-- begin --
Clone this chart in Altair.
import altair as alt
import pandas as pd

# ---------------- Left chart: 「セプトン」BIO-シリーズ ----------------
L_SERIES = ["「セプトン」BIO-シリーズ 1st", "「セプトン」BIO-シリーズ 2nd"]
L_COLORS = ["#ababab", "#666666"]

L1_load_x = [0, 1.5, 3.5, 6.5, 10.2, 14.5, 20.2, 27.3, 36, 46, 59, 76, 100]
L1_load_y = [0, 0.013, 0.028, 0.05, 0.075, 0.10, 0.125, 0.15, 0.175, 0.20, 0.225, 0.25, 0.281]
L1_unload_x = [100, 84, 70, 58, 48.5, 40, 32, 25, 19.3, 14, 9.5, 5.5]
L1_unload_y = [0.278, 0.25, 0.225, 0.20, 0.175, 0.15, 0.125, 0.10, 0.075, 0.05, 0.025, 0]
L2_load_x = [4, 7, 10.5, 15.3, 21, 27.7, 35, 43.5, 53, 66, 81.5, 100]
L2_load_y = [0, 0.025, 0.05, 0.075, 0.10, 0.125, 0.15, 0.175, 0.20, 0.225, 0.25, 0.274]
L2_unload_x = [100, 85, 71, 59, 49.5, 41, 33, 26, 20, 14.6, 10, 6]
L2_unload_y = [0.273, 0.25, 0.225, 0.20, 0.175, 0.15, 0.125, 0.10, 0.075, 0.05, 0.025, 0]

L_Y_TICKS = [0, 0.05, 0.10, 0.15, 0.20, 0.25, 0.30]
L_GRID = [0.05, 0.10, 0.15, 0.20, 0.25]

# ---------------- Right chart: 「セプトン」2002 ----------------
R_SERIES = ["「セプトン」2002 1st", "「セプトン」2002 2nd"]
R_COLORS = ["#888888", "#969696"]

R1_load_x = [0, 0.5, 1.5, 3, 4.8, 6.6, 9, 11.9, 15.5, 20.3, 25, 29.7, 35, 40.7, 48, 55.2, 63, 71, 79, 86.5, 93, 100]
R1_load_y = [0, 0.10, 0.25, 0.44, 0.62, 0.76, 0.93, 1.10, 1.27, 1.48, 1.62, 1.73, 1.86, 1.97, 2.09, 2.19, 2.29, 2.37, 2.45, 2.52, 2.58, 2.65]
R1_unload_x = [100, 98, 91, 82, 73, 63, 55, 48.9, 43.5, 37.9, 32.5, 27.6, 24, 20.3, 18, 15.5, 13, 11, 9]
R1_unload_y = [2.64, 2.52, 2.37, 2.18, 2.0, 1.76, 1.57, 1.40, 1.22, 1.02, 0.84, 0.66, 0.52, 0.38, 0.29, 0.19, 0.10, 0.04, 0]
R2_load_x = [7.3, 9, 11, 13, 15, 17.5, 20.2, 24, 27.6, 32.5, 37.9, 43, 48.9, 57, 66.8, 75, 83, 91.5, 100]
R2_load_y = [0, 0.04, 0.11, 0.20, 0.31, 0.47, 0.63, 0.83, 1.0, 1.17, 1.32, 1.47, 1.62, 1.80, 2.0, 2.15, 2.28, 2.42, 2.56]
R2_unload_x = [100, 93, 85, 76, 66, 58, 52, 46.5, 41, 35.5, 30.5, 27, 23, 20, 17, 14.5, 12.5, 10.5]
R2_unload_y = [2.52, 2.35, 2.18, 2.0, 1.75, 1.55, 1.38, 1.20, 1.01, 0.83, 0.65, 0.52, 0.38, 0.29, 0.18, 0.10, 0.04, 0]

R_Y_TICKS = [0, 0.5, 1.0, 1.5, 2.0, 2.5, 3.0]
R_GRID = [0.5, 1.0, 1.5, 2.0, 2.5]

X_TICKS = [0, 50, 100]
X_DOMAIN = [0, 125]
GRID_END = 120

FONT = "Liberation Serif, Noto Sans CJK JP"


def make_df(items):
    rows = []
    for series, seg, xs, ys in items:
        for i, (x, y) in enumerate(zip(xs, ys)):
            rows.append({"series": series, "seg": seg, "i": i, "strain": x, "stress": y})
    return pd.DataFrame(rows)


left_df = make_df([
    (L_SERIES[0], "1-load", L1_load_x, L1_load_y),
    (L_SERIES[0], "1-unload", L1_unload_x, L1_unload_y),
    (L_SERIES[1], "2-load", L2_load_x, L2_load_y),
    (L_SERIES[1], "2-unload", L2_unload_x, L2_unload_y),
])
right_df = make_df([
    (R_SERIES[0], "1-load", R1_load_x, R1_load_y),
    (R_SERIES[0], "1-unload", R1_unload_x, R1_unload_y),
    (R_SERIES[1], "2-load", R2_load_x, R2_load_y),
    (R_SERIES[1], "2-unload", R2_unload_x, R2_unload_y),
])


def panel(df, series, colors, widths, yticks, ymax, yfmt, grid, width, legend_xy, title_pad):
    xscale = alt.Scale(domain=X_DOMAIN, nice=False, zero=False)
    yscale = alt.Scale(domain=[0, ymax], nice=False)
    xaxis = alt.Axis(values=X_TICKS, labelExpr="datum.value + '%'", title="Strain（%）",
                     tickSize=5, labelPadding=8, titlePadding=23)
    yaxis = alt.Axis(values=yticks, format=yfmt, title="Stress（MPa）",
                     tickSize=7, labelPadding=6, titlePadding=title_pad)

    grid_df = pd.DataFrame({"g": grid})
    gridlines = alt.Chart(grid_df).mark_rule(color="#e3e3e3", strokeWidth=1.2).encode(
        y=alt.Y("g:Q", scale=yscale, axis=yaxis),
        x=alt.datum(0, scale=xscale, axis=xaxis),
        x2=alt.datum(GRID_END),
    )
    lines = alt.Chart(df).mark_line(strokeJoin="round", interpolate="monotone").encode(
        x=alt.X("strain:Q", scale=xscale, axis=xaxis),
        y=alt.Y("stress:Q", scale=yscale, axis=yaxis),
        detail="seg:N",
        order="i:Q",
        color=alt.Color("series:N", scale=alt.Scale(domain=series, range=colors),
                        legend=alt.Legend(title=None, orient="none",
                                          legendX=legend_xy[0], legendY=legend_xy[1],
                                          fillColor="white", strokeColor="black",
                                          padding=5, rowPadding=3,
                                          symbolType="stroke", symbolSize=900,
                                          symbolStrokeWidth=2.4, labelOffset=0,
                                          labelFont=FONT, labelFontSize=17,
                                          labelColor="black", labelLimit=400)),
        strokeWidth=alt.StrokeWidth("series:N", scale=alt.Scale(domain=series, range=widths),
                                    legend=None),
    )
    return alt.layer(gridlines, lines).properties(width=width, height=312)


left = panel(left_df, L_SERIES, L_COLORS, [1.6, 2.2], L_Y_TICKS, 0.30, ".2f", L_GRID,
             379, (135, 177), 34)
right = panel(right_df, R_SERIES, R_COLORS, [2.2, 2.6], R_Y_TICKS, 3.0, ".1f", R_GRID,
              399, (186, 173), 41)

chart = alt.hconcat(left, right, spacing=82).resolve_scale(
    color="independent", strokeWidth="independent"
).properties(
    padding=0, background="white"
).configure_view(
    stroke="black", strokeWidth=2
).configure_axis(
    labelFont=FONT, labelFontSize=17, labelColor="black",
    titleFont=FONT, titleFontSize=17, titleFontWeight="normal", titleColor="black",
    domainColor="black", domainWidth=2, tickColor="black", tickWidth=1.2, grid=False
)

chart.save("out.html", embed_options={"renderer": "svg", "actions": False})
-- end --
-- begin --
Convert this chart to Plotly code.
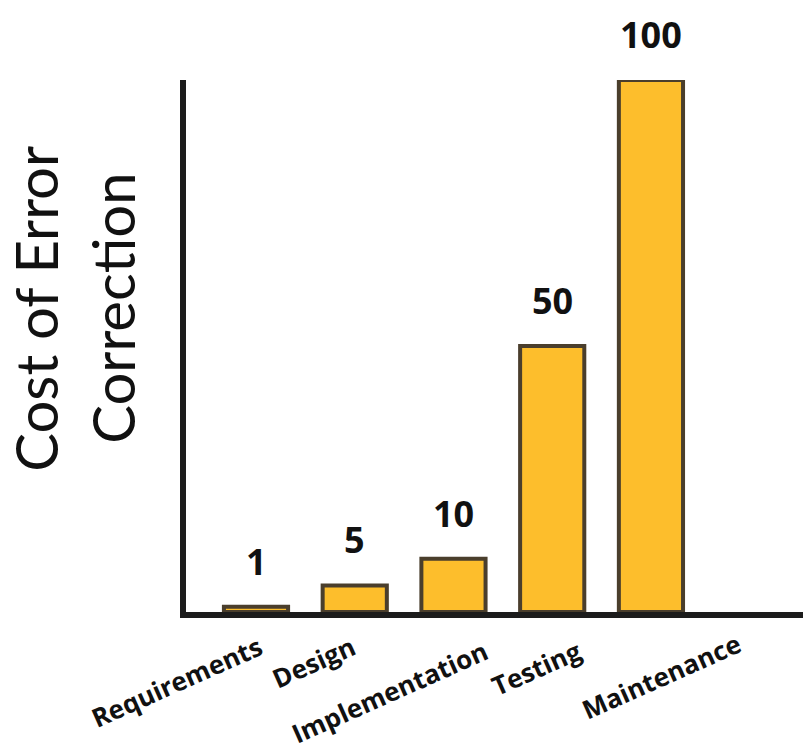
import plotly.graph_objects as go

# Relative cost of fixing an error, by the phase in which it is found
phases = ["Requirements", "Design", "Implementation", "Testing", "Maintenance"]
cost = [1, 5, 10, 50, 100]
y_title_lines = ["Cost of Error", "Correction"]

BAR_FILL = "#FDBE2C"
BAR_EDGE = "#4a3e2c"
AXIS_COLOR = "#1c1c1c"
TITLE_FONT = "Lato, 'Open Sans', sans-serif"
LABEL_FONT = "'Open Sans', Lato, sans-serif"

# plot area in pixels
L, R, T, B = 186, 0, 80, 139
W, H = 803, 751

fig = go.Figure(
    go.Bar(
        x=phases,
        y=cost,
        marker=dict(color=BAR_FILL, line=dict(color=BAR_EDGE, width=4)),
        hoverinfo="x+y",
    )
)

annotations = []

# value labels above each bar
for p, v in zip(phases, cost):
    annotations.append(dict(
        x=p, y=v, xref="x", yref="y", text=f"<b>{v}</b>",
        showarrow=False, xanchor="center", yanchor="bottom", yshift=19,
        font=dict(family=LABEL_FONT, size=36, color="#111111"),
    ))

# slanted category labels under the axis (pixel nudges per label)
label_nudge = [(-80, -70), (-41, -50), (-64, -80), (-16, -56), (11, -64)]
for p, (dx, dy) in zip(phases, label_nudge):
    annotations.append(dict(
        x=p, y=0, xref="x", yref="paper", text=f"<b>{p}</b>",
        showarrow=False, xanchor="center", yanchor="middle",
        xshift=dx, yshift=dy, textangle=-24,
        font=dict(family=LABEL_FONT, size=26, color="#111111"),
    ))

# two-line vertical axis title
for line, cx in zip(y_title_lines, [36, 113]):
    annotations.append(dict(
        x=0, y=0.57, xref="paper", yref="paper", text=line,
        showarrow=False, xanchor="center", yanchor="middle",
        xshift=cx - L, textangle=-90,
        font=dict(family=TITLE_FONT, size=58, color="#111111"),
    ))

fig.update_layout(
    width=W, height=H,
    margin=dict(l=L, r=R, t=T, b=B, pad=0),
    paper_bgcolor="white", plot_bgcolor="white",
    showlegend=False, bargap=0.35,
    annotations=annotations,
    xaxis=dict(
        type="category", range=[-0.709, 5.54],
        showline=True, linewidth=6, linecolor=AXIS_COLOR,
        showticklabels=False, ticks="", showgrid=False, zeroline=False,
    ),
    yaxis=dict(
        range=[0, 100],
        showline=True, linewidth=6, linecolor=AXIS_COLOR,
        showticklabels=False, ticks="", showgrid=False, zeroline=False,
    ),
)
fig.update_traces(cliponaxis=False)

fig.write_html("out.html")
-- end --
◆ WHAT THIS TASK INVOLVES ◆
Repeat exactly the lines from the one containing "Clone this chart in Altair." through the one containing "0.18, 0.10, 0.04, 0]", both included, and nothing else.

◆ WORKED ANSWER ◆
Clone this chart in Altair.
import altair as alt
import pandas as pd

# ---------------- Left chart: 「セプトン」BIO-シリーズ ----------------
L_SERIES = ["「セプトン」BIO-シリーズ 1st", "「セプトン」BIO-シリーズ 2nd"]
L_COLORS = ["#ababab", "#666666"]

L1_load_x = [0, 1.5, 3.5, 6.5, 10.2, 14.5, 20.2, 27.3, 36, 46, 59, 76, 100]
L1_load_y = [0, 0.013, 0.028, 0.05, 0.075, 0.10, 0.125, 0.15, 0.175, 0.20, 0.225, 0.25, 0.281]
L1_unload_x = [100, 84, 70, 58, 48.5, 40, 32, 25, 19.3, 14, 9.5, 5.5]
L1_unload_y = [0.278, 0.25, 0.225, 0.20, 0.175, 0.15, 0.125, 0.10, 0.075, 0.05, 0.025, 0]
L2_load_x = [4, 7, 10.5, 15.3, 21, 27.7, 35, 43.5, 53, 66, 81.5, 100]
L2_load_y = [0, 0.025, 0.05, 0.075, 0.10, 0.125, 0.15, 0.175, 0.20, 0.225, 0.25, 0.274]
L2_unload_x = [100, 85, 71, 59, 49.5, 41, 33, 26, 20, 14.6, 10, 6]
L2_unload_y = [0.273, 0.25, 0.225, 0.20, 0.175, 0.15, 0.125, 0.10, 0.075, 0.05, 0.025, 0]

L_Y_TICKS = [0, 0.05, 0.10, 0.15, 0.20, 0.25, 0.30]
L_GRID = [0.05, 0.10, 0.15, 0.20, 0.25]

# ---------------- Right chart: 「セプトン」2002 ----------------
R_SERIES = ["「セプトン」2002 1st", "「セプトン」2002 2nd"]
R_COLORS = ["#888888", "#969696"]

R1_load_x = [0, 0.5, 1.5, 3, 4.8, 6.6, 9, 11.9, 15.5, 20.3, 25, 29.7, 35, 40.7, 48, 55.2, 63, 71, 79, 86.5, 93, 100]
R1_load_y = [0, 0.10, 0.25, 0.44, 0.62, 0.76, 0.93, 1.10, 1.27, 1.48, 1.62, 1.73, 1.86, 1.97, 2.09, 2.19, 2.29, 2.37, 2.45, 2.52, 2.58, 2.65]
R1_unload_x = [100, 98, 91, 82, 73, 63, 55, 48.9, 43.5, 37.9, 32.5, 27.6, 24, 20.3, 18, 15.5, 13, 11, 9]
R1_unload_y = [2.64, 2.52, 2.37, 2.18, 2.0, 1.76, 1.57, 1.40, 1.22, 1.02, 0.84, 0.66, 0.52, 0.38, 0.29, 0.19, 0.10, 0.04, 0]
R2_load_x = [7.3, 9, 11, 13, 15, 17.5, 20.2, 24, 27.6, 32.5, 37.9, 43, 48.9, 57, 66.8, 75, 83, 91.5, 100]
R2_load_y = [0, 0.04, 0.11, 0.20, 0.31, 0.47, 0.63, 0.83, 1.0, 1.17, 1.32, 1.47, 1.62, 1.80, 2.0, 2.15, 2.28, 2.42, 2.56]
R2_unload_x = [100, 93, 85, 76, 66, 58, 52, 46.5, 41, 35.5, 30.5, 27, 23, 20, 17, 14.5, 12.5, 10.5]
R2_unload_y = [2.52, 2.35, 2.18, 2.0, 1.75, 1.55, 1.38, 1.20, 1.01, 0.83, 0.65, 0.52, 0.38, 0.29, 0.18, 0.10, 0.04, 0]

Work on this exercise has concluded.